I am trying to predict the stock trend where 1 is the stock increases and 0 is the stock decreases on that particular day. My input features are close price, volume, current day trend and my output is the trend the next day. When applying XGBClassifier() I encounter an error:
ValueError Traceback (most recent call last)
<ipython-input-101-d14cdb520e55> in <module>
1 val = np.array(test[0, 0]).reshape(1, -1)
2
----> 3 pred = model.predict(val)
4 print(pred[0])
~/opt/anaconda3/lib/python3.8/site-packages/xgboost/sklearn.py in predict(self, data, output_margin, ntree_limit, validate_features, base_margin)
968 if ntree_limit is None:
969 ntree_limit = getattr(self, "best_ntree_limit", 0)
--> 970 class_probs = self.get_booster().predict(
971 test_dmatrix,
972 output_margin=output_margin,
~/opt/anaconda3/lib/python3.8/site-packages/xgboost/core.py in predict(self, data, output_margin, ntree_limit, pred_leaf, pred_contribs, approx_contribs, pred_interactions, validate_features, training)
1483
1484 if validate_features:
-> 1485 self._validate_features(data)
1486
1487 length = c_bst_ulong()
~/opt/anaconda3/lib/python3.8/site-packages/xgboost/core.py in _validate_features(self, data)

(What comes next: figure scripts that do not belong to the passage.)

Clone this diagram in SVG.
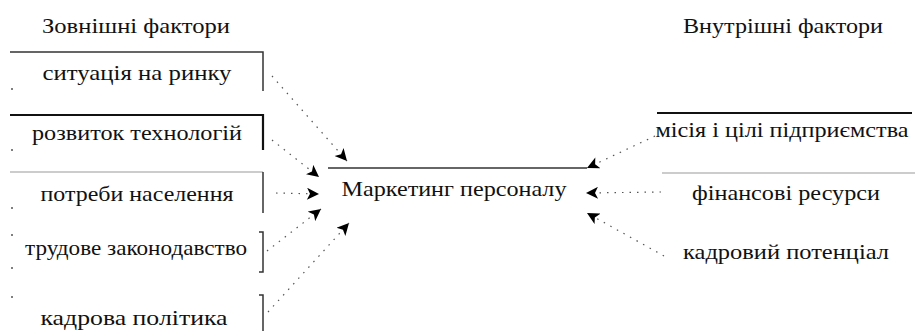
<svg xmlns="http://www.w3.org/2000/svg" width="915" height="331" viewBox="0 0 915 331">
<defs>
<marker id="ah" viewBox="0 0 10 10" refX="10" refY="5" markerWidth="13" markerHeight="12" markerUnits="userSpaceOnUse" orient="auto">
<path d="M0,0 L10,5 L0,10 L2.5,5 Z" fill="#000"/>
</marker>
</defs>
<style>
text{font-family:"Liberation Serif","DejaVu Serif","Times New Roman",serif;font-size:22px;fill:#111;text-anchor:middle}
.bl{stroke:#333;stroke-width:1.5;fill:none}
.bk{stroke:#111;stroke-width:2.2;fill:none}
.gr{stroke:#999;stroke-width:1.2;fill:none}
.dt{stroke:#555;stroke-width:1.2;stroke-dasharray:1.5 6;fill:none;marker-end:url(#ah)}
.dot{fill:#555}
</style>
<rect width="915" height="331" fill="#fff"/>
<text font-family="Liberation Serif, serif" x="136" y="33" textLength="188" lengthAdjust="spacingAndGlyphs">Зовнішні фактори</text>
<text font-family="Liberation Serif, serif" x="783" y="33" textLength="200" lengthAdjust="spacingAndGlyphs">Внутрішні фактори</text>
<g id="n1">
<path class="bl" d="M10,52 H263 V91"/>
<text font-family="Liberation Serif, serif" x="137" y="80" textLength="189" lengthAdjust="spacingAndGlyphs">ситуація на ринку</text>
<circle class="dot" cx="12" cy="89" r="1"/>
</g>
<g id="n2">
<path class="bk" d="M10,115 H263 V150"/>
<text font-family="Liberation Serif, serif" x="137" y="140" textLength="210" lengthAdjust="spacingAndGlyphs">розвиток технологій</text>
<circle class="dot" cx="12" cy="150" r="1"/>
</g>
<g id="n3">
<path class="gr" d="M10,172 H263"/>
<path class="bl" d="M263,172 V213"/>
<text font-family="Liberation Serif, serif" x="137" y="201" textLength="193" lengthAdjust="spacingAndGlyphs">потреби населення</text>
<circle class="dot" cx="12" cy="208" r="1"/>
</g>
<g id="n4">
<path class="bl" d="M259,232 H263 V272 H259"/>
<text font-family="Liberation Serif, serif" x="136" y="255" textLength="222" lengthAdjust="spacingAndGlyphs">трудове законодавство</text>
<circle class="dot" cx="12" cy="235" r="1"/>
<circle class="dot" cx="12" cy="268" r="1"/>
</g>
<g id="n5">
<path class="bl" d="M259,295 H263 V331"/>
<text font-family="Liberation Serif, serif" x="134" y="325" textLength="187" lengthAdjust="spacingAndGlyphs">кадрова політика</text>
<circle class="dot" cx="12" cy="297" r="1"/>
</g>
<g id="center">
<path class="bl" d="M328,168 H587"/>
<text font-family="Liberation Serif, serif" x="454" y="196" textLength="225" lengthAdjust="spacingAndGlyphs">Маркетинг персоналу</text>
</g>
<g id="r1">
<path class="bk" d="M657,113 H912"/>
<text font-family="Liberation Serif, serif" x="782" y="137" textLength="253" lengthAdjust="spacingAndGlyphs">місія і цілі підприємства</text>
</g>
<g id="r2">
<path class="gr" d="M662,173 H915"/>
<text font-family="Liberation Serif, serif" x="786" y="200" textLength="188" lengthAdjust="spacingAndGlyphs">фінансові ресурси</text>
</g>
<g id="r3">
<text font-family="Liberation Serif, serif" x="786" y="259" textLength="206" lengthAdjust="spacingAndGlyphs">кадровий потенціал</text>
</g>
<g id="connectors">
<path class="dt" d="M272,76 L347,161"/>
<path class="dt" d="M272,140 L319,177"/>
<path class="dt" d="M276,193 L319,194"/>
<path class="dt" d="M267,251 L321,209"/>
<path class="dt" d="M268,312 L349,223"/>
<path class="dt" d="M655,136 L587,168"/>
<path class="dt" d="M661,192 L586,193"/>
<path class="dt" d="M664,256 L587,213"/>
</g>
</svg>
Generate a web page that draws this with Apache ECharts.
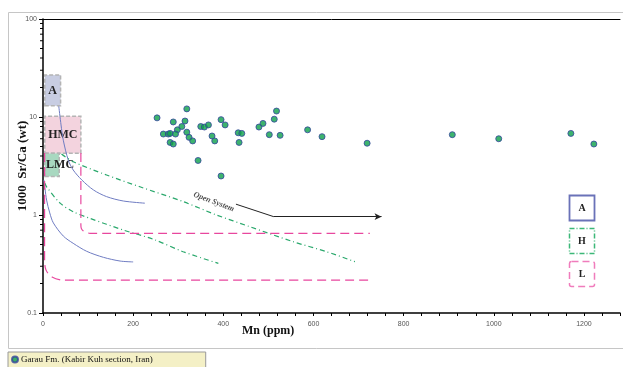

2058 ', '.join(str(s) for s in my_missing))
2059
-> 2060 raise ValueError(msg.format(self.feature_names,
2061 data.feature_names))
2062
ValueError: feature_names mismatch: ['f0', 'f1', 'f2', 'f3'] ['f0']
expected f2, f1, f3 in input data
My code is as follows:
def xgb_predict(train, val):
train = np.array(train)
x, y = train[:, :-1], train[:, -1]
model = XGBClassifier()
model.fit(x, y)
val = np.array(val).reshape(1, -1)
pred = model.predict(val)
return pred[0]
xgb_predict(train, test[0, 0])
I receive an error on the 8th line. Thank you very much for the help:)
The column selection of your test data must be done as you do for the train data. This means that your last line should be:
xgb_predict(train, test[0, :-1])
so you can select all columns/features but the last one which is the target value.